With a strong mixture of skillful world-building, a compelling unique main character, a well-drawn cast of main and supporting characters, and a wonderfully rich and darkly evocative atmosphere, Julia Vanishes is indeed a fascinating read. In chapters alternating between the first-person narrative of sixteen year-old thief Julia, and an omnipresent third-person view, readers are taken deep into an alternate world where witches are drowned, and magic is an evil word. When we meet Julia, she has been hired to pose as a housemaid to investigate the possibly illegal (magical, witch-related) activities happening in a wealthy household. The more Julia stealthily- and dangerously- uncovers about her place of hire and the people living there, the more she becomes inextricably linked to a mammoth, twisted magical machinations that date back centuries. Through her hired work, Julia also slowly begins to uncover more about her own deceased mother’s powers, her unhealthy fixation with watching witches drown in public Cleansings, and just what her strange ability to be ‘unseen’ might actually be linked to.
Julia Vanishes is extremely rich- rich in atmosphere, tone, setting, plot development, and character revelations. It is a testament to Egan’s impressive ability to write so fluidly, so capably, that Julia’s story- and the stories within the story- does not feel overwhelming or muddled. The last quarter of the novel in particular manages to pack another momentous journey with our main characters, filled with even more surprises and reveals. I must say while I had initially been dubious about the sheer volume of information uncloaked regarding Julia and her mother’s past, as well as the grand battle/fight scenes, I have come to appreciate how well Egan has prepared the reader (and excited interest!) for a follow-up.
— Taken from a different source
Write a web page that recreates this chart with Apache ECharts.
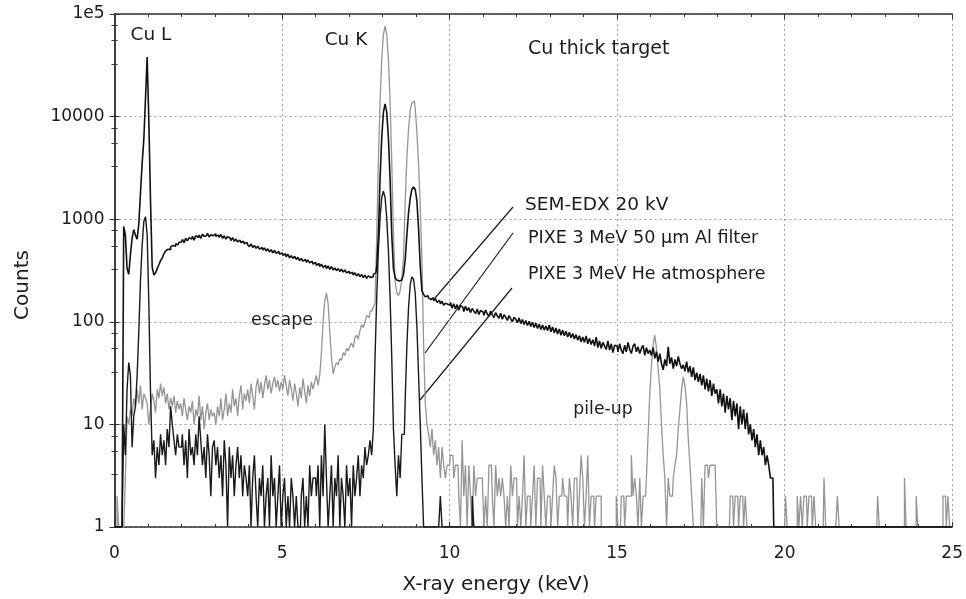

Leaving matters on quite a cliffhanger- but in an understandable rather than frustrating manner- there is much to look forward to and anticipate when we next meet with Julia. Julia Vanishes looks to be the first in a planned trilogy, and I absolutely intend to follow along with this wonderful story.
Overall, Julia Vanishes captivates from start to finish. The novel is an accomplished, sophisticated and surprising entry in the fantasy/witches sub-genre in young adult literature. Readers who enjoy the work of authors such as Jessica Spotswood, Sharon Cameron, Kevin Sands, Leigh Bardugo, or Jennifer McGowan, or any readers looking for a strong read blending historical fantasy and paranormalcy, might do very well to check out Julia Vanishes.
I received a copy of this title courtesy of Penguin Random House Canada via Goodreads First Reads in exchange for an honest review. All opinions and comments are my own.